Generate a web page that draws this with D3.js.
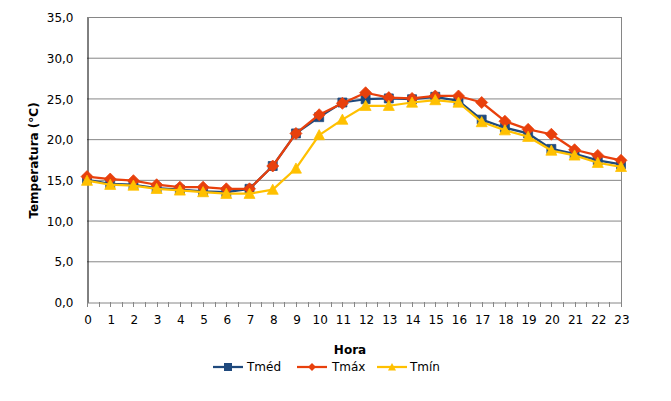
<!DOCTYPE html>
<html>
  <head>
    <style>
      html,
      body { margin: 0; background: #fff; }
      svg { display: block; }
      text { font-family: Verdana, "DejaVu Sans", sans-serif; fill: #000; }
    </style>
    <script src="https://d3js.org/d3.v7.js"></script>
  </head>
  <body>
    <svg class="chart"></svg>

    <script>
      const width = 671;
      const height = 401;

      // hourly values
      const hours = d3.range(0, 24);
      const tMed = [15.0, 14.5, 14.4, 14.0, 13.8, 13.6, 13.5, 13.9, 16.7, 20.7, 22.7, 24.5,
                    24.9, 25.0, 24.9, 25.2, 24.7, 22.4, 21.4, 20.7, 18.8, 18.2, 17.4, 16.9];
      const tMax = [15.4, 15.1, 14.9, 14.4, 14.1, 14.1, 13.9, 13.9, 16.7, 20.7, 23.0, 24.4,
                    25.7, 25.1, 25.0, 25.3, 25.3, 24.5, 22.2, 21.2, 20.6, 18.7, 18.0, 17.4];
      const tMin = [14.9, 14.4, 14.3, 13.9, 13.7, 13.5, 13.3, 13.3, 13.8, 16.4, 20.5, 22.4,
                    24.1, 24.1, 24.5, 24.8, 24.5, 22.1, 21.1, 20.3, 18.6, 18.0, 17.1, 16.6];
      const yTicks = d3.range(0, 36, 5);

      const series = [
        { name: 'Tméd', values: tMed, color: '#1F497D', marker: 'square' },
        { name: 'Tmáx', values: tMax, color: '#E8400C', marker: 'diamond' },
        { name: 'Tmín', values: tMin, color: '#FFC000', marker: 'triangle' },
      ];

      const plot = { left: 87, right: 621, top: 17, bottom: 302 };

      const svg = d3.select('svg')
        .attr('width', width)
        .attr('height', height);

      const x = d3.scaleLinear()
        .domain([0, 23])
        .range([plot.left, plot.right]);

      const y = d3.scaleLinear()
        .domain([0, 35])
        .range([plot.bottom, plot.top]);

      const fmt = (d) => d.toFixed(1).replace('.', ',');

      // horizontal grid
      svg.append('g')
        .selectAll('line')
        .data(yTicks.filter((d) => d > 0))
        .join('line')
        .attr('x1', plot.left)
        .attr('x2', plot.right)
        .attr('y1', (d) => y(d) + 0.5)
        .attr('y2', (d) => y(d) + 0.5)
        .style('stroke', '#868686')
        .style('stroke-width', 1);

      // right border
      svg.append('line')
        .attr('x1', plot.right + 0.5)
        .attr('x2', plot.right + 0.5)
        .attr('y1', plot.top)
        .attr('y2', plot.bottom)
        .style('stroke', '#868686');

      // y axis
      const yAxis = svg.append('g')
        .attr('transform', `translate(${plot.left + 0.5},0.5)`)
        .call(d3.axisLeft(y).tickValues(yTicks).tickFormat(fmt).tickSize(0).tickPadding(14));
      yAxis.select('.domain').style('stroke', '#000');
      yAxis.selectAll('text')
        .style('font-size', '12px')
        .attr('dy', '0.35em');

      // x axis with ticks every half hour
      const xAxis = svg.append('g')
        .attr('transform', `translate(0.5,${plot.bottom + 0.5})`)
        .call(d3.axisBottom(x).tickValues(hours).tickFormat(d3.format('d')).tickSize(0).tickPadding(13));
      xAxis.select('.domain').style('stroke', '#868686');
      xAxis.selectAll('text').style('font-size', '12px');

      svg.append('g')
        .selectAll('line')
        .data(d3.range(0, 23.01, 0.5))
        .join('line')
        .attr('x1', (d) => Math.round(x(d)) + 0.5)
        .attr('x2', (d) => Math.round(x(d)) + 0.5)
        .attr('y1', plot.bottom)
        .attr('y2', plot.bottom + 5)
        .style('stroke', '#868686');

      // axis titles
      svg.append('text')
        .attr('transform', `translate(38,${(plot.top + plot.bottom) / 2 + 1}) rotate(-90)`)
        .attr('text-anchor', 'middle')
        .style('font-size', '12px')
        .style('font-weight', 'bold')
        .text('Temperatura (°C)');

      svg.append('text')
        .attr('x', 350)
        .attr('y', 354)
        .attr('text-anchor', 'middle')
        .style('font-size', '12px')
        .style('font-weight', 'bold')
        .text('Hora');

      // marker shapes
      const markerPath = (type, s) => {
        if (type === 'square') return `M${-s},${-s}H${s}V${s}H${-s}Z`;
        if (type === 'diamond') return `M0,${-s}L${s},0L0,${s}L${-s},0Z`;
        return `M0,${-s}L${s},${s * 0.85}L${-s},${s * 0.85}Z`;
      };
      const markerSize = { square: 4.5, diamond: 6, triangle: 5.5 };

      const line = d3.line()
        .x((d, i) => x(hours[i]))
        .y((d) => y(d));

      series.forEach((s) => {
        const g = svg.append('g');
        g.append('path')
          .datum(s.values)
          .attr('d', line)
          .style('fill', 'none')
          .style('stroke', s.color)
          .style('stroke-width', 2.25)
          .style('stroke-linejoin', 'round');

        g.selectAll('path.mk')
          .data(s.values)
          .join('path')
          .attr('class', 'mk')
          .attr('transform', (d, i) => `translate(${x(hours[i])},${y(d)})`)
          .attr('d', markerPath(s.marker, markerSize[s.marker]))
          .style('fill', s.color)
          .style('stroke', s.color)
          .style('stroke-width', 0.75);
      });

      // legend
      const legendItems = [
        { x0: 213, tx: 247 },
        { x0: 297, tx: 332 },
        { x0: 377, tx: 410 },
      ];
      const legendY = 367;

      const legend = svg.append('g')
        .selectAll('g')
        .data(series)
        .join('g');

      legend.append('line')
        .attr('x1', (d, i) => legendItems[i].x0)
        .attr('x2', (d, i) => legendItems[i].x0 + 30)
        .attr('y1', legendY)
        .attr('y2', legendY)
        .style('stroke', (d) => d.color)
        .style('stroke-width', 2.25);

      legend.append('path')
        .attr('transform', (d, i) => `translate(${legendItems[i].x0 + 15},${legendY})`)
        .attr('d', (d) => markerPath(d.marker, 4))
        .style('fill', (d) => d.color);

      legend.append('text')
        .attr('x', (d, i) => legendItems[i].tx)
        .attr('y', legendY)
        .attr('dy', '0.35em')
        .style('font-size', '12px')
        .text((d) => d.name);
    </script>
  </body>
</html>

***

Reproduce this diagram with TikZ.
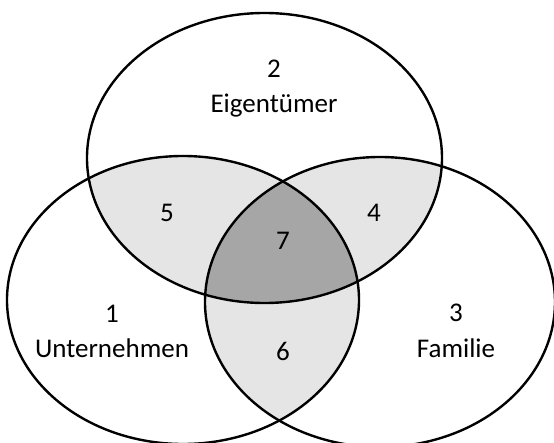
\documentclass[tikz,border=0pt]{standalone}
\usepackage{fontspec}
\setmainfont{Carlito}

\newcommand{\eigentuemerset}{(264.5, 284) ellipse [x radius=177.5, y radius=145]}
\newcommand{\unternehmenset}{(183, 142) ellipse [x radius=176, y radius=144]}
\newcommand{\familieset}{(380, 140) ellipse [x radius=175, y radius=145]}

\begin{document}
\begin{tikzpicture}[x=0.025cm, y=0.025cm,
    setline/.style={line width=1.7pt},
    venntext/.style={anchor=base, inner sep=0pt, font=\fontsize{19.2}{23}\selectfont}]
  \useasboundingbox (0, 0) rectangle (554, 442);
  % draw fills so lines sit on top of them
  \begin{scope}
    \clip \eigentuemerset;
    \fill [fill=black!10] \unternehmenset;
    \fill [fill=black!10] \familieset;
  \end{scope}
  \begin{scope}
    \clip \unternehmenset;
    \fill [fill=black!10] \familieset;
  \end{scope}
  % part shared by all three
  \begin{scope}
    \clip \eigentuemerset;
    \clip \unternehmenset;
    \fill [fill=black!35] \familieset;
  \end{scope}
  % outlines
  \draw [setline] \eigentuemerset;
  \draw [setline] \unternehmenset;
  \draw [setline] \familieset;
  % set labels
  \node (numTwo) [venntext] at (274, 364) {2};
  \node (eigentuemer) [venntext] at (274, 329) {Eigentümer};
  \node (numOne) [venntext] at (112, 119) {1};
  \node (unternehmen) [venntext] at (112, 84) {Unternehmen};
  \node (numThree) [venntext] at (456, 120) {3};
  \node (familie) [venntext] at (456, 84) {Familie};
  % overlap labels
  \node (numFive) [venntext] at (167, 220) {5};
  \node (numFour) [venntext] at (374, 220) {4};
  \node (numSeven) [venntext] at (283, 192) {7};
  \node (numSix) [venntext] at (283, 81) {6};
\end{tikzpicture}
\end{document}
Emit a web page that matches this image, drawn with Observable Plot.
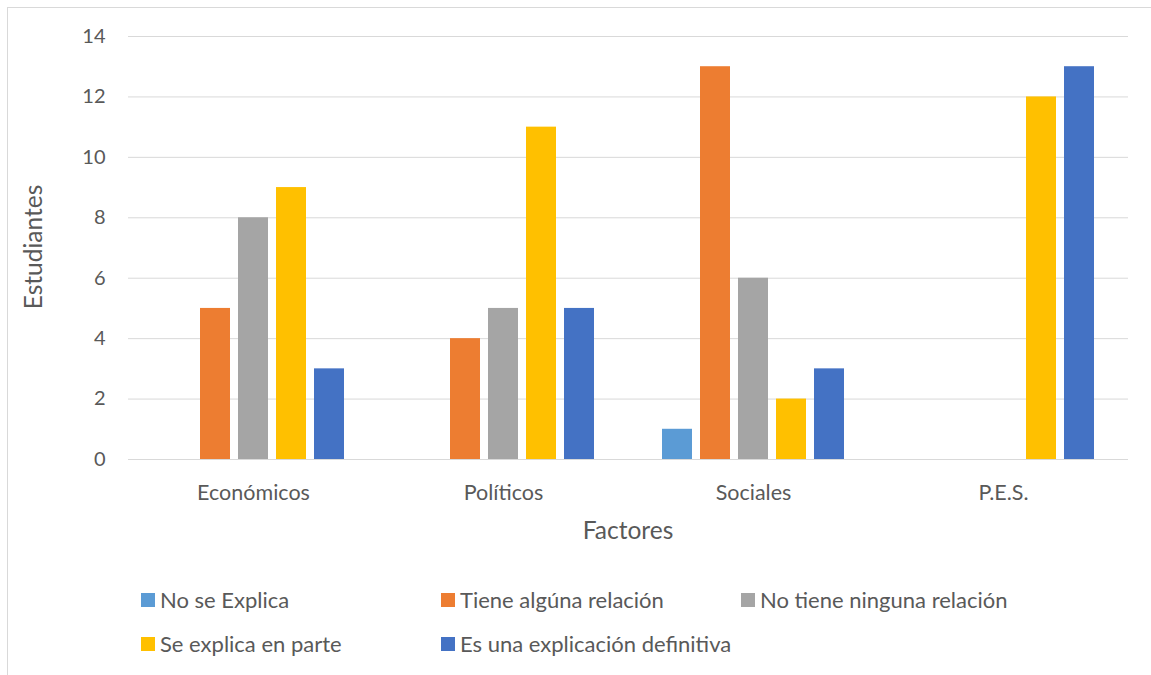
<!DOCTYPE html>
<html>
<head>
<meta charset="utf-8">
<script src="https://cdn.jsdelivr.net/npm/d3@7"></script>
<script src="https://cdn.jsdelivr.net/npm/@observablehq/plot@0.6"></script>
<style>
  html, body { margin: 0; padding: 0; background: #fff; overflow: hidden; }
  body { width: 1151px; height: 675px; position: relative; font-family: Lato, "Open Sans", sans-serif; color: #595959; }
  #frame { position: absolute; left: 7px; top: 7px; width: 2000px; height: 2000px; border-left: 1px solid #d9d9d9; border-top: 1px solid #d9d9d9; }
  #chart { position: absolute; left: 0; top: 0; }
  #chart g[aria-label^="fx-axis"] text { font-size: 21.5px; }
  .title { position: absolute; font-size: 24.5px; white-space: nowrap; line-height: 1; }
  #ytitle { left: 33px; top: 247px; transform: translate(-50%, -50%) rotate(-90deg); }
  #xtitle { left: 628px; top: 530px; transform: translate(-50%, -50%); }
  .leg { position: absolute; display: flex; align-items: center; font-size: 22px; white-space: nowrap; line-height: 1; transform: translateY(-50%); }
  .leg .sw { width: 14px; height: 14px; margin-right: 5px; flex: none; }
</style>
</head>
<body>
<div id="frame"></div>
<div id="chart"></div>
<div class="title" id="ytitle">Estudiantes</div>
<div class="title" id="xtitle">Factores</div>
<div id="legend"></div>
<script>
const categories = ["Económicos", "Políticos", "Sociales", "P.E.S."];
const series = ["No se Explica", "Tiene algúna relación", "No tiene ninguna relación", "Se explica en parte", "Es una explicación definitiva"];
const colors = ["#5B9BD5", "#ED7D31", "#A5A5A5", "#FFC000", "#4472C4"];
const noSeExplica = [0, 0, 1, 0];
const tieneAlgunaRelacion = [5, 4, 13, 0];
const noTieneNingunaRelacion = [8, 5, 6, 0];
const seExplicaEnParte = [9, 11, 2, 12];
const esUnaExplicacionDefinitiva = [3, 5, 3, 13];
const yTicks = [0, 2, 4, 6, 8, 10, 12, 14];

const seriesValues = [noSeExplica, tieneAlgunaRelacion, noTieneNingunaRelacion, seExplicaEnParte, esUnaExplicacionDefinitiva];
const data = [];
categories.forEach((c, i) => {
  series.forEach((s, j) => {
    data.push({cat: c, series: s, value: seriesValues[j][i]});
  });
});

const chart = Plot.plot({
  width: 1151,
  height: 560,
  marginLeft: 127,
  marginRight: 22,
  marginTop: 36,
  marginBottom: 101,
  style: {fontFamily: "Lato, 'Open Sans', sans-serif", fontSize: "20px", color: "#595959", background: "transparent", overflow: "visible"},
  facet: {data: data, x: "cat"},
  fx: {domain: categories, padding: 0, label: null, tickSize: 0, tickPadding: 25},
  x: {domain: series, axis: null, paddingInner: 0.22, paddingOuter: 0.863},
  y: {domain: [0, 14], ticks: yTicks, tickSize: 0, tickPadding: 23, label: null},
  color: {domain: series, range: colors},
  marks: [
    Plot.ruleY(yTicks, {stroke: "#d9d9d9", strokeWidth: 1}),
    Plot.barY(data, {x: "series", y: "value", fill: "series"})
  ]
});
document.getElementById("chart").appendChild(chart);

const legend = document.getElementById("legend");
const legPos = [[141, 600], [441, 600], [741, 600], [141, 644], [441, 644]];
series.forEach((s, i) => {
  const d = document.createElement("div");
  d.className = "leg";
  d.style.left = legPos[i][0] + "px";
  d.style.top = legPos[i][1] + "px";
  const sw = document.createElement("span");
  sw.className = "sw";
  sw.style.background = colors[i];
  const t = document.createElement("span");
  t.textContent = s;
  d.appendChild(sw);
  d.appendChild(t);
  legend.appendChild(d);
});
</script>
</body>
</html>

***

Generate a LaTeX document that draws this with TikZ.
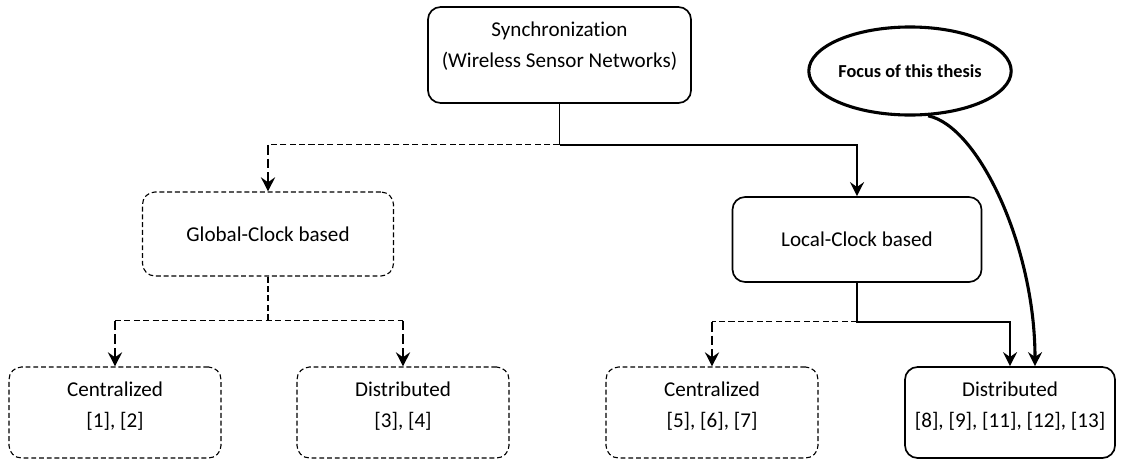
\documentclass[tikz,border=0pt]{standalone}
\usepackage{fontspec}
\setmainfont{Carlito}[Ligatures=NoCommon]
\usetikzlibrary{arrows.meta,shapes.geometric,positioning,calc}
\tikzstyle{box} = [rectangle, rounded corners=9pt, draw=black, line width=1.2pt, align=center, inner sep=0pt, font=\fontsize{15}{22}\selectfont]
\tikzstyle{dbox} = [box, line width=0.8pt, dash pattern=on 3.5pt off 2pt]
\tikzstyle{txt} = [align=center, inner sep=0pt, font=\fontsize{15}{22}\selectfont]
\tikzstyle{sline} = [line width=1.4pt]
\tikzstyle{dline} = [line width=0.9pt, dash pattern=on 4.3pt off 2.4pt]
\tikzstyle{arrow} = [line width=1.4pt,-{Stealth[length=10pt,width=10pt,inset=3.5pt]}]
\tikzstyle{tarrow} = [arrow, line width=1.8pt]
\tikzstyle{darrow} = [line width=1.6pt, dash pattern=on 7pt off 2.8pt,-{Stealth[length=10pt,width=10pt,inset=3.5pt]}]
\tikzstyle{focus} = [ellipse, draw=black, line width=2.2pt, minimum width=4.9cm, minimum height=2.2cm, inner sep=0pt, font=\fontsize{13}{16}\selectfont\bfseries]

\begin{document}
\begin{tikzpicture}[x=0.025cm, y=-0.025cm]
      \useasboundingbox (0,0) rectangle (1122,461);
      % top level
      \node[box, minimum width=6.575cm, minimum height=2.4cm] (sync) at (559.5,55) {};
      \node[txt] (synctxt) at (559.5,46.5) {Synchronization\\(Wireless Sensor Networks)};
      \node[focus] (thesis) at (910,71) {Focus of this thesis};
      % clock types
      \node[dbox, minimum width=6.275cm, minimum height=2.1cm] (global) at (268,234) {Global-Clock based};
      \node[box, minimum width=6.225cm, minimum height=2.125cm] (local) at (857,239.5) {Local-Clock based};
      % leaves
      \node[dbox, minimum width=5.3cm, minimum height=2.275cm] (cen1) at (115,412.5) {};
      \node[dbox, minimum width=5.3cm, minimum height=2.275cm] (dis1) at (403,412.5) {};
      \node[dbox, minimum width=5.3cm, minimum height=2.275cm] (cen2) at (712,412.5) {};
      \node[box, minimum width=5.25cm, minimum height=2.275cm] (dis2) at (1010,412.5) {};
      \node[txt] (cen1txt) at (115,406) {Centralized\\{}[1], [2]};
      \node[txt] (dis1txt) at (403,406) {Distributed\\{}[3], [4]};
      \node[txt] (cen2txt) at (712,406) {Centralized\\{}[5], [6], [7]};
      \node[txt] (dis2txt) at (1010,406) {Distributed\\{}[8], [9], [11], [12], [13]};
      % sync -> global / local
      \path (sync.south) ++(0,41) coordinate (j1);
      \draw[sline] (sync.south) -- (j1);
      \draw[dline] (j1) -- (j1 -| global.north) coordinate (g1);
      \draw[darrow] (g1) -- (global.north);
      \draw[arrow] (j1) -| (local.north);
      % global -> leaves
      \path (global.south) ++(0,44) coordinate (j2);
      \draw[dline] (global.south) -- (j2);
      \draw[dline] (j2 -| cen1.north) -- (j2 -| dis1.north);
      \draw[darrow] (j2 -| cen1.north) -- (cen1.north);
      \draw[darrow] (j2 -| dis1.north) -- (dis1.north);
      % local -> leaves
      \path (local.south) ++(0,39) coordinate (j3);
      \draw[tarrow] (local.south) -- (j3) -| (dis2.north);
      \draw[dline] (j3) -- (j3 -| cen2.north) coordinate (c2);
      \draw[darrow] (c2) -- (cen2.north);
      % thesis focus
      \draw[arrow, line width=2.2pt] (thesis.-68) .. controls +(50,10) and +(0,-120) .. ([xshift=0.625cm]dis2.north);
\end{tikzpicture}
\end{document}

***

• EXERCISE INSTRUCTIONS
Exactly as they appear, write out the lines from the one containing "Reproduce this diagram with TikZ." down to the one containing "140) ellipse [x", both included. Pictures are left out.

• RESULT
Reproduce this diagram with TikZ.
\documentclass[tikz,border=0pt]{standalone}
\usepackage{fontspec}
\setmainfont{Carlito}

\newcommand{\eigentuemerset}{(264.5, 284) ellipse [x radius=177.5, y radius=145]}
\newcommand{\unternehmenset}{(183, 142) ellipse [x radius=176, y radius=144]}
\newcommand{\familieset}{(380, 140) ellipse [x radius=175, y radius=145]}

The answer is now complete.